Gazanfer Özcan İle Türk Tiyatrosu Üzerine

0 Yorum

O benim çocukluk yıllarımın kahramanı, görmeden sesinden tanıdığım Alp Dedemdi. Meşhur Alp Dağlarının kızı Haidi’nin Alp Dedesi. Daha sonraları Hüsnü Kuruntu ailesinde hepimizin babası oldu. Şimdilerde ise “Avrupa Yakası” dizisinin tutucu aile reisi karakteri ile her kesin benimsediği yılların sanatçısı Gazanfer Özcan.

Aslında bu seyrettiğiniz benim hayatım, rol yapmıyor, kendimi oynuyorum” diyordu. Yüzünün hiç gülmediğine de bakmayın, öylesine duygulu, öylesine yumuşacık bir kalbi var ki onun.

O kadar başka şeylerle doluyum ki. Her insanın hayatından etkileniyor, vazifem değilken dert dinlerim, derde çare olmak isterim.

Gücüm yettiğince en ufak şeylerden, bakışlardan, davranışlardan mana çıkarırım, ama sonunda da hep haklı olduğumu kanıtlarım” demesi onun kişiliği hakkında bize pek çok ipucu veriyor.

Peki, bu durum sizde üzüntü yaratıyor mu? Diye sorduğumda

Yaratmaz mı diyor, tabiî ki yaratıyor, ama artık hayata karşı bağışıklık kazandım.

Hayatınızda keşke dediğiniz bir şey var mı diye sorduğum da bakın nasıl bir cevap veriyor.

Küçüklüğümden beri polis olmayı öyle çok istemişimdir ki.Tek idealimdi polis olmak, ama olamadım. Kader işte insan neler hayal ediyor, neler oluyor.

O, çok istediği halde polis olamadı ama bu gün milyonların kalbine taht kurmayı başardı.

O çevremizde görmeye alıştığımız her birimizden bir parça.

İnsanları güldürmek gibi bir iddiası yok ama nedense insanlar ona çok gülüyor.

OSMANCIK: Tiyatro hayatınız nasıl başladı?
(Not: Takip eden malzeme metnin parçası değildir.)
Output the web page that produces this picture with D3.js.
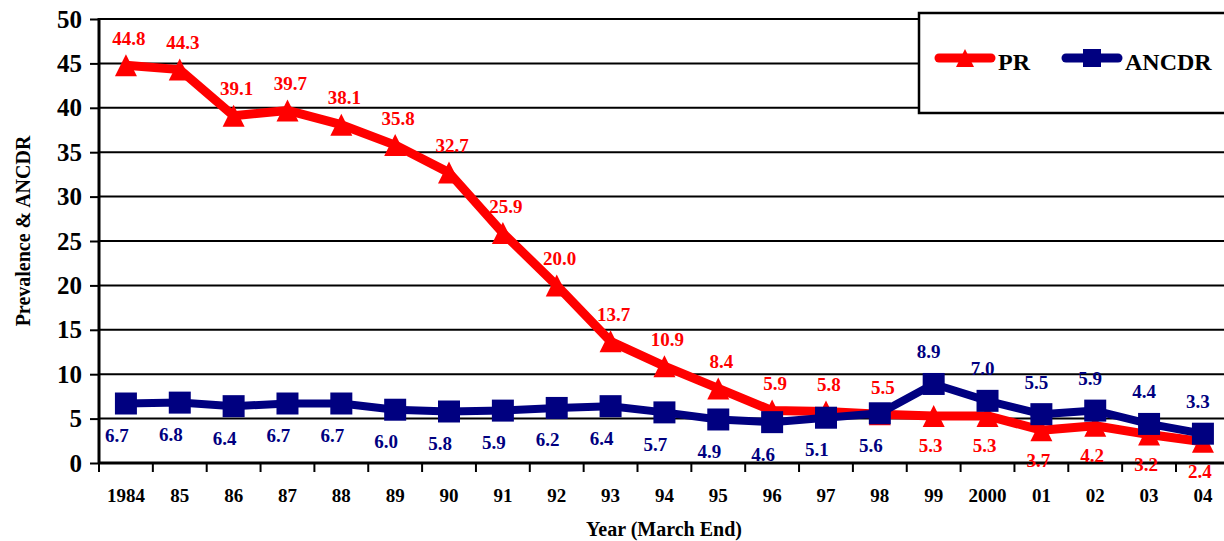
<!DOCTYPE html>
<html>
<head>
<meta charset="utf-8">
<script src="https://cdn.jsdelivr.net/npm/d3@7"></script>
<style>
  html, body { margin: 0; padding: 0; background: #fff; }
  svg { display: block; }
  svg text { font-family: "Liberation Serif", "Times New Roman", serif !important; font-weight: bold; }
</style>
</head>
<body>
<svg id="chart" width="1224" height="541"></svg>
<script>
// Year labels (March end) along the horizontal axis
const years = ["1984","85","86","87","88","89","90","91","92","93","94","95","96","97","98","99","2000","01","02","03","04"];
// Prevalence rate per 10,000
const prValues = [44.8, 44.3, 39.1, 39.7, 38.1, 35.8, 32.7, 25.9, 20.0, 13.7, 10.9, 8.4, 5.9, 5.8, 5.5, 5.3, 5.3, 3.7, 4.2, 3.2, 2.4];
// Annual new case detection rate per 100,000
const ancdrValues = [6.7, 6.8, 6.4, 6.7, 6.7, 6.0, 5.8, 5.9, 6.2, 6.4, 5.7, 4.9, 4.6, 5.1, 5.6, 8.9, 7.0, 5.5, 5.9, 4.4, 3.3];
// Which side of the marker each value label sits on
const prLabelSide    = ["a","a","a","a","a","a","a","a","a","a","a","a","a","a","a","b","b","b","b","b","b"];
const ancdrLabelSide = ["b","b","b","b","b","b","b","b","b","b","b","b","b","b","b","a","a","a","a","a","a"];
const yTicks = [0, 5, 10, 15, 20, 25, 30, 35, 40, 45, 50];

const RED = "#ff0000", NAVY = "#000080";
const svg = d3.select("#chart");
const plotLeft = 99, plotTop = 19, plotBottom = 463;
const bandW = 53.85;
const plotRight = plotLeft + bandW * years.length;

const x = d3.scaleBand().domain(years).range([plotLeft, plotRight]).paddingInner(0).paddingOuter(0);
const y = d3.scaleLinear().domain([0, 50]).range([plotBottom, plotTop]);
const cx = d => x(d) + x.bandwidth() / 2;

// Horizontal gridlines
svg.append("g").selectAll("line").data(yTicks.filter(t => t > 0)).join("line")
  .attr("x1", plotLeft).attr("x2", 1224)
  .attr("y1", d => y(d)).attr("y2", d => y(d))
  .attr("stroke", "#000").attr("stroke-width", 2);

// Y axis
const yAxis = svg.append("g").attr("transform", `translate(${plotLeft},0)`)
  .call(d3.axisLeft(y).tickValues(yTicks).tickSize(9).tickPadding(8).tickFormat(d3.format("d")));
yAxis.select(".domain").attr("stroke", "#000").attr("stroke-width", 3).attr("d", `M0,${plotTop - 1}V${plotBottom + 1}`);
yAxis.selectAll(".tick line").attr("stroke", "#000").attr("stroke-width", 2);
yAxis.selectAll(".tick text").attr("font-size", 25).attr("fill", "#000");

// X axis: ticks at the band boundaries, labels centred in each band
const xg = svg.append("g");
xg.append("line").attr("x1", plotLeft - 1).attr("x2", 1224).attr("y1", plotBottom).attr("y2", plotBottom)
  .attr("stroke", "#000").attr("stroke-width", 3);
xg.selectAll("line.tk").data(years).join("line").attr("class", "tk")
  .attr("x1", d => x(d)).attr("x2", d => x(d))
  .attr("y1", plotBottom).attr("y2", plotBottom + 9)
  .attr("stroke", "#000").attr("stroke-width", 2);
xg.append("line").attr("x1", plotRight).attr("x2", plotRight).attr("y1", plotBottom).attr("y2", plotBottom + 9)
  .attr("stroke", "#000").attr("stroke-width", 2);
xg.selectAll("text").data(years).join("text")
  .attr("x", d => cx(d)).attr("y", 502)
  .attr("text-anchor", "middle").attr("font-size", 19).attr("fill", "#000")
  .text(d => d);

// Axis titles
svg.append("text").attr("transform", "translate(23,231) rotate(-90)")
  .attr("text-anchor", "middle").attr("dominant-baseline", "central")
  .attr("font-size", 20).attr("fill", "#000")
  .text("Prevalence & ANCDR");
svg.append("text").attr("x", 664).attr("y", 536)
  .attr("text-anchor", "middle").attr("font-size", 20).attr("fill", "#000")
  .text("Year (March End)");

// Marker shapes
const triPath = s => `M0,${-s / 2}L${s / 2},${s / 2}L${-s / 2},${s / 2}Z`;
const sqPath = s => `M${-s / 2},${-s / 2}h${s}v${s}h${-s}Z`;

function drawSeries(values, color, width, shape, sides, offs) {
  const pts = years.map((yr, i) => [cx(yr), y(values[i])]);
  svg.append("path").attr("d", d3.line()(pts))
    .attr("fill", "none").attr("stroke", color).attr("stroke-width", width)
    .attr("stroke-linejoin", "round").attr("stroke-linecap", "round");
  svg.append("g").selectAll("path").data(pts).join("path")
    .attr("transform", d => `translate(${d[0]},${d[1]})`)
    .attr("d", shape(22)).attr("fill", color);
  svg.append("g").selectAll("text").data(values).join("text")
    .attr("x", (v, i) => pts[i][0] + offs[sides[i]].dx)
    .attr("y", (v, i) => pts[i][1] + offs[sides[i]].dy)
    .attr("text-anchor", "middle").attr("dominant-baseline", "central")
    .attr("font-size", 19).attr("fill", color)
    .text(v => v.toFixed(1));
}

drawSeries(prValues, RED, 9, triPath, prLabelSide, { a: { dx: 3, dy: -27 }, b: { dx: -3, dy: 30 } });
drawSeries(ancdrValues, NAVY, 8, sqPath, ancdrLabelSide, { a: { dx: -5, dy: -32 }, b: { dx: -9, dy: 32 } });

// Legend
const lg = svg.append("g");
lg.append("rect").attr("x", 919).attr("y", 13).attr("width", 320).attr("height", 100)
  .attr("fill", "#fff").attr("stroke", "#000").attr("stroke-width", 2.5);
const legendItems = [
  { name: "PR", color: RED, shape: triPath, x0: 935 },
  { name: "ANCDR", color: NAVY, shape: sqPath, x0: 1062 }
];
legendItems.forEach(it => {
  lg.append("line").attr("x1", it.x0 + 4).attr("x2", it.x0 + 56).attr("y1", 58).attr("y2", 58)
    .attr("stroke", it.color).attr("stroke-width", 9).attr("stroke-linecap", "round");
  lg.append("path").attr("transform", `translate(${it.x0 + 30},58)`)
    .attr("d", it.shape(18)).attr("fill", it.color);
  lg.append("text").attr("x", it.x0 + 63).attr("y", 70)
    .attr("font-size", 24).attr("fill", "#000").text(it.name);
});
</script>
</body>
</html>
ÖZCAN:1947 de Taksim Erkek Lisesinde yılsonu müsameresine çıktım. İlk virüsü böylece almış oldum. İlk defa sahneye çıktığımda başarılı olduğumu söylediler. Çok kısa bir süre sonrada İstanbul şehir tiyatrolarına girdim. Allah da bana çok yardım etti. Büyük tiyatrolarda küçük rollerde oynamaya başladım. Sonra bir gün rahmetli Reşit Gürzap’ın “Mahallenin Romanı”nda ki rolünü bana uygun gördüler. Çok ani oldu ve ben 1 saat içinde hazırlanıp sahneye çıktım. Yine Allah’ın yardımı ile çok başarılı bir performans sergiledim. O zaman İstanbul belediye başkanı Fahrettin Kerim Gökalp’ti ve ondan bir takdirname geldi bana.

OSMANCIK: Bundan sonra olaylar nasıl gelişti?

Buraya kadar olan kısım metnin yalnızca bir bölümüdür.